Built in keeping with the college’s commitment to responsible stewardship of resources and sustainable practices, Holmes Hall is on track to meet Leadership in Energy and Environmental Design (LEED) Gold standards. The building is designed to use 40 percent less water and 26 percent less energy than a typical residential building. In addition, the building’s design makes impressive use of milled and repurposed trees from the site. Up to 75 percent of the original site’s maple and fir trees were used to create furniture, stair treads, wall paneling, and trim.
In response to early focus group research, the layout of Holmes Hall speaks specifically to students’ desire to remain connected to the community while maintaining some autonomy and privacy. Open community gathering spaces (lounges, kitchens, a game room) coupled with large single rooms and suites help meet this need.

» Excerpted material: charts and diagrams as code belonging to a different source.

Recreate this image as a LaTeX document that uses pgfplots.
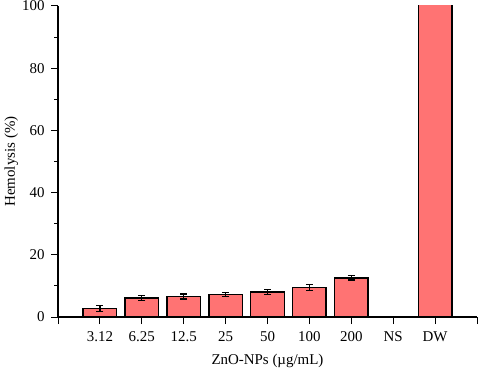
\documentclass[border=0pt]{standalone}
\usepackage{pgfplots}
\pgfplotsset{compat=1.18}
\usepackage{fontspec}
\setmainfont{Liberation Serif}
\definecolor{barred}{RGB}{255,115,115}
\begin{document}
\begin{tikzpicture}
\begin{axis}[
  scale only axis,
  width=419bp, height=311bp,
  xmin=0, xmax=10, ymin=0, ymax=100,
  axis x line*=bottom, axis y line*=left,
  axis line style={line width=1.1pt, black},
  xtick={0,...,10},
  xticklabels={,3.12,6.25,12.5,25,50,100,200,NS,DW,},
  ytick={0,20,...,100},
  minor y tick num=1,
  tick align=outside,
  major tick length=7bp, minor tick length=4bp,
  tick style={line width=1pt, black},
  /pgf/number format/assume math mode=true,
  tick label style={font=\fontsize{15}{17}\selectfont},
  label style={font=\fontsize{15}{17}\selectfont},
  xticklabel style={yshift=-4bp},
  yticklabel style={xshift=-3bp},
  xlabel={ZnO-NPs (µg/mL)},
  ylabel={Hemolysis (\%)},
  xlabel style={yshift=-6bp},
  ylabel style={yshift=-3bp},
  clip=true,
]
\addplot[ybar, bar width=0.8, fill=barred, draw=black, line width=1.4pt,
  error bars/.cd, y dir=both, y explicit,
  error bar style={line width=1.3pt, black},
  error mark options={rotate=90, mark size=3.5bp, line width=1.3pt, black}]
  table[x=x, y=y, y error=e] {
x y e
1 2.7 0.9
2 6.1 0.8
3 6.6 0.8
4 7.2 0.7
5 8.0 0.8
6 9.5 0.9
7 12.6 0.7
9 101 0
};
\end{axis}
\pgfresetboundingbox
\path[use as bounding box] (-58bp,-51bp) rectangle (420bp,317bp);
\end{tikzpicture}
\end{document}
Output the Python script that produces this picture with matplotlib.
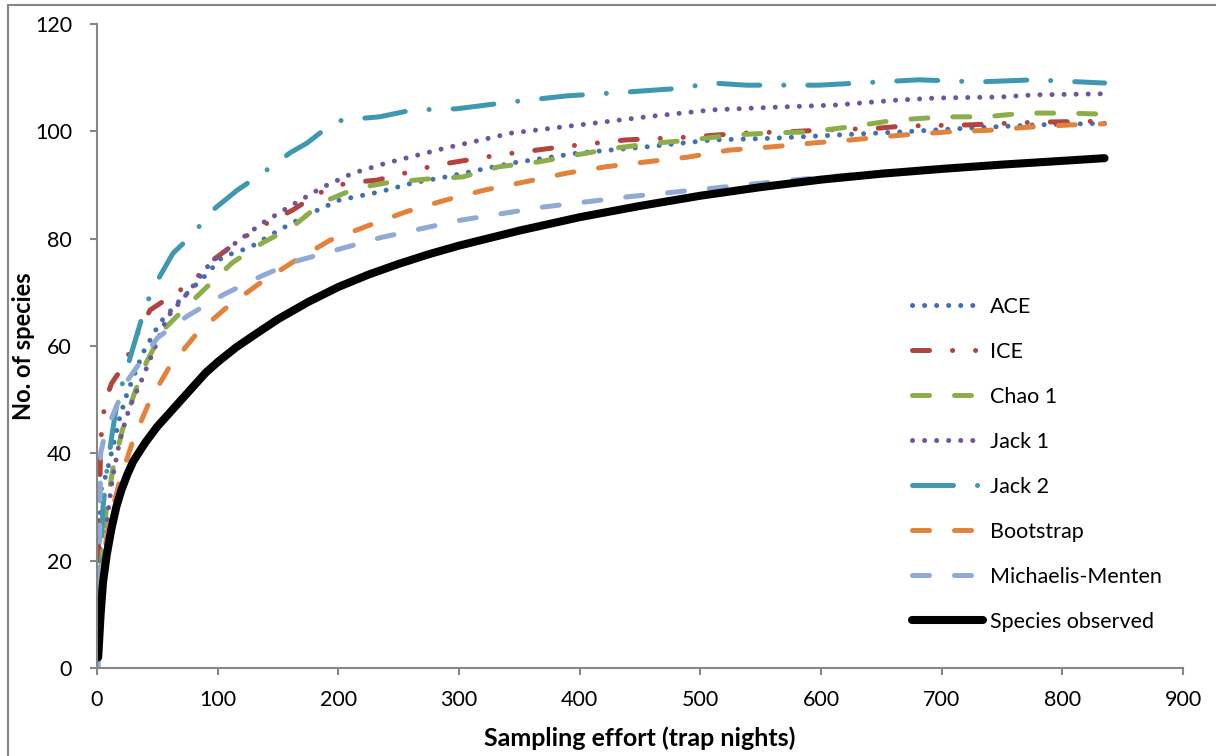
import numpy as np
import matplotlib
matplotlib.use("Agg")
import matplotlib.pyplot as plt
from matplotlib.lines import Line2D

plt.rcParams['font.family'] = ['Lato', 'DejaVu Sans']

ace_x = [1, 3, 8, 19, 25, 38, 52, 69, 88, 104, 127, 151, 174, 201, 234, 262, 289, 344, 400, 455, 510, 559, 612, 667, 722, 777, 835]
ace_y = [2, 33, 36.3, 46.8, 51.2, 58.7, 64.3, 68.6, 72.7, 76.6, 78.4, 81.6, 84.4, 87.2, 88.7, 90.4, 91.5, 94.1, 96, 97.1, 98.4, 98.7, 99.3, 99.9, 100.6, 101.2, 101.5]

ice_x = [1, 2, 3, 5, 8, 12, 18, 25, 33, 44, 60, 79, 96, 118, 141, 162, 184, 207, 232, 281, 333, 385, 438, 488, 538, 571, 598, 648, 669, 722, 777, 835]
ice_y = [20, 29, 42, 47, 50.5, 53, 55, 57.8, 62, 66.7, 69.1, 71.9, 76, 79.7, 82.9, 85.3, 88.5, 90.4, 90.9, 93.7, 95.6, 97.1, 98.4, 98.9, 99.7, 99.9, 100.2, 100.6, 101, 101.2, 101.7, 101.9]

chao_x = [1, 4, 5, 8, 13, 21, 31, 41, 55, 74, 91, 112, 137, 162, 187, 215, 240, 273, 303, 333, 366, 397, 430, 463, 493, 526, 559, 590, 623, 662, 703, 736, 769, 802, 835]
chao_y = [3, 20, 23.8, 30, 36.9, 44.3, 51.2, 57, 63, 67.3, 71, 75.5, 79.2, 82.2, 86.8, 89.4, 90.4, 91.1, 91.5, 93.4, 94.3, 95.6, 96.9, 97.8, 98.4, 99.3, 99.7, 99.9, 100.8, 102.1, 102.7, 102.7, 103.4, 103.4, 103.2]

jack1_x = [1, 7, 9, 13, 19, 27, 36, 58, 77, 94, 116, 137, 162, 187, 212, 240, 289, 344, 400, 455, 510, 562, 612, 662, 695, 749, 777, 835]
jack1_y = [3, 21.4, 28.9, 35.6, 42.5, 48.6, 53.1, 65.3, 70.4, 75.5, 79.4, 82.9, 86.3, 89.6, 92.2, 94.1, 96.9, 99.7, 101.2, 102.7, 104, 104.5, 104.9, 105.8, 106.2, 106.4, 106.8, 107]

jack2_x = [1, 5, 8, 13, 17, 25, 30, 40, 48, 63, 77, 98, 116, 135, 149, 160, 174, 190, 203, 234, 262, 298, 344, 389, 438, 482, 510, 538, 557, 598, 648, 681, 730, 777, 835]
jack2_y = [8, 30, 36.5, 44.3, 50, 55.9, 59.8, 67.3, 71.4, 77.3, 80.3, 85.7, 89, 91.9, 94.1, 96, 97.8, 100.6, 102.1, 102.7, 104, 104.2, 105.5, 106.6, 107.3, 108, 109, 108.6, 108.6, 108.6, 109.2, 109.6, 109.2, 109.6, 109]

boot_x = [1, 5, 11, 19, 30, 44, 60, 83, 108, 135, 162, 193, 228, 256, 289, 322, 355, 389, 422, 455, 490, 524, 559, 592, 625, 667, 706, 739, 774, 807, 835]
boot_y = [8, 20.7, 28.1, 35, 42.5, 49.9, 56.1, 62.4, 67.3, 71.7, 75.6, 79.7, 82.7, 85, 87.2, 89.1, 90.6, 92.2, 93.4, 94.3, 95.2, 96.5, 97.1, 97.8, 98.4, 99.3, 99.9, 100.2, 100.8, 101.2, 101.4]

mm_x = [1, 2, 3, 6, 11, 25, 50, 75, 105, 135, 165, 200, 235, 300, 370, 440, 510, 570, 640, 700, 760, 835]
mm_y = [0, 20, 40, 43, 46, 53.5, 61.5, 65.6, 69.6, 72.9, 75.8, 78, 80.2, 83.4, 85.9, 87.8, 89.4, 90.8, 92.2, 93.2, 94, 94.8]

obs_x = [1, 2, 3, 5, 8, 12, 16, 20, 25, 30, 40, 50, 60, 70, 80, 90, 100, 115, 130, 150, 175, 200, 225, 250, 275, 300,
         350, 400, 450, 500, 550, 600, 650, 700, 750, 800, 835]
obs_y = [2, 6, 10, 16, 21, 26, 30, 33, 36, 38.5, 42, 45, 47.5, 50, 52.5, 55, 57, 59.7, 62, 65, 68.2, 71, 73.3, 75.3, 77.1, 78.7,
         81.5, 84, 86.1, 88, 89.6, 91, 92.1, 93, 93.8, 94.5, 95]

labels = ["ACE", "ICE", "Chao 1", "Jack 1", "Jack 2", "Bootstrap", "Michaelis-Menten", "Species observed"]
xticks = [0, 100, 200, 300, 400, 500, 600, 700, 800, 900]
yticks = [0, 20, 40, 60, 80, 100, 120]

## Styles (type Excel)
dot = (0.01, 2.4)
styles = [
    dict(color="#3F70B2", lw=3.6, dashes=dot),
    dict(color="#B24440", lw=3.6, dashes=(3.4, 4.6, 0.01, 4.6, 0.01, 4.6)),
    dict(color="#8BAE4B", lw=3.6, dashes=(3.4, 5.0)),
    dict(color="#71559C", lw=3.6, dashes=dot),
    dict(color="#3E98B0", lw=3.6, dashes=(8.2, 4.8, 0.01, 4.8)),
    dict(color="#E3823B", lw=3.6, dashes=(3.4, 5.0)),
    dict(color="#8FAAD4", lw=3.6, dashes=(3.4, 5.0)),
    dict(color="black", lw=5.8),
]
series = [(ace_x, ace_y), (ice_x, ice_y), (chao_x, chao_y), (jack1_x, jack1_y),
          (jack2_x, jack2_y), (boot_x, boot_y), (mm_x, mm_y), (obs_x, obs_y)]

fig = plt.figure(figsize=(12.16, 7.56), dpi=100)
ax = fig.add_axes([97/1216, 88/756, (1183-97)/1216, (668-24)/756])

handles = []
for (xs, ys), st, lab in zip(series, styles, labels):
    kw = dict(color=st["color"], lw=st["lw"], solid_capstyle="round", dash_capstyle="round")
    if "dashes" in st:
        line, = ax.plot(xs, ys, dashes=st["dashes"], label=lab, **kw)
    else:
        line, = ax.plot(xs, ys, label=lab, **kw)
    handles.append(line)

ax.set_xlim(0, 900)
ax.set_ylim(0, 120)
ax.set_xticks(xticks)
ax.set_yticks(yticks)
for s in ["top", "right"]:
    ax.spines[s].set_visible(False)
for s in ["left", "bottom"]:
    ax.spines[s].set_color("#868686")
    ax.spines[s].set_linewidth(1.5)
ax.tick_params(direction="out", length=5, width=1.5, color="#868686", labelsize=15.5)
ax.tick_params(axis="y", pad=13)
ax.tick_params(axis="x", pad=11)

ax.set_xlabel("Sampling effort (trap nights)", fontsize=18, fontweight="bold", labelpad=12)
ax.set_ylabel("No. of species", fontsize=17, fontweight="bold", labelpad=0)

leg = ax.legend(handles=handles, loc="upper left", bbox_to_anchor=(912/1216, 1 - 297/756),
                bbox_transform=fig.transFigure, frameon=False, fontsize=15.5,
                handlelength=3.3, handletextpad=0.3, labelspacing=1.16,
                borderpad=0, borderaxespad=0)

## cadre gris du graphique
fig.add_artist(Line2D([8/1216, 1], [1 - 4.5/756, 1 - 4.5/756], color="#868686", lw=1.5))
fig.add_artist(Line2D([8/1216, 8/1216], [0, 1 - 4.5/756], color="#868686", lw=1.5))

fig.savefig("out.png", dpi=100)
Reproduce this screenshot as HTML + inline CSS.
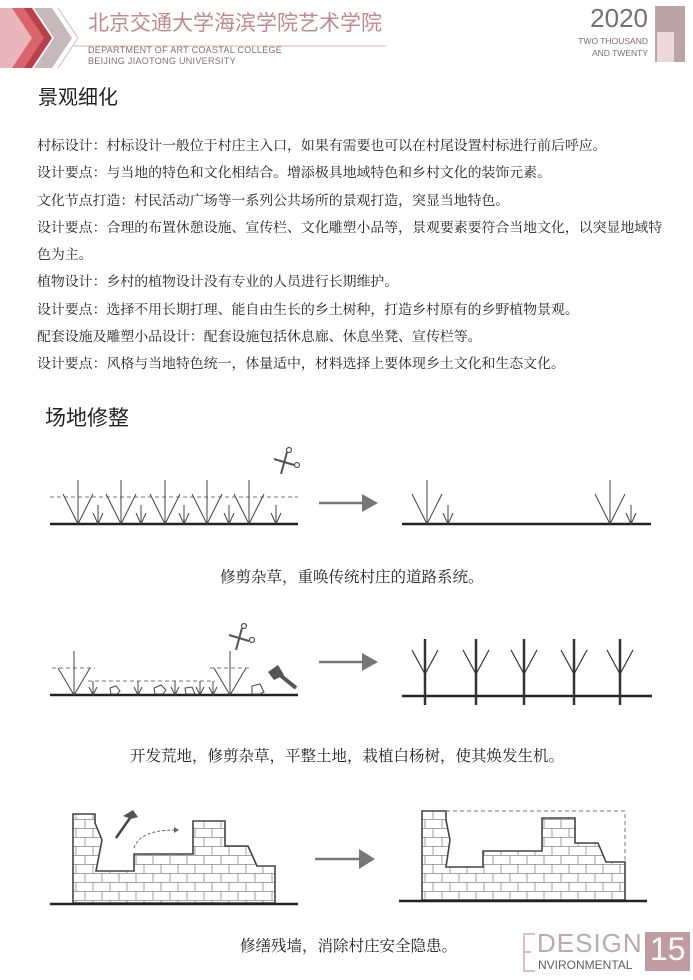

A wall of glass reveals a courtyard, complete with a wood-burning fireplace and gas barbecue. The patio area connects Holmes Hall with neighboring Hartzfeld Hall (home mostly to sophomores) to create an open plaza with rich programming potential.
Construction of the new residence halls reflects the college’s desire to create an academic village at Lewis & Clark—a place where living and learning intersect.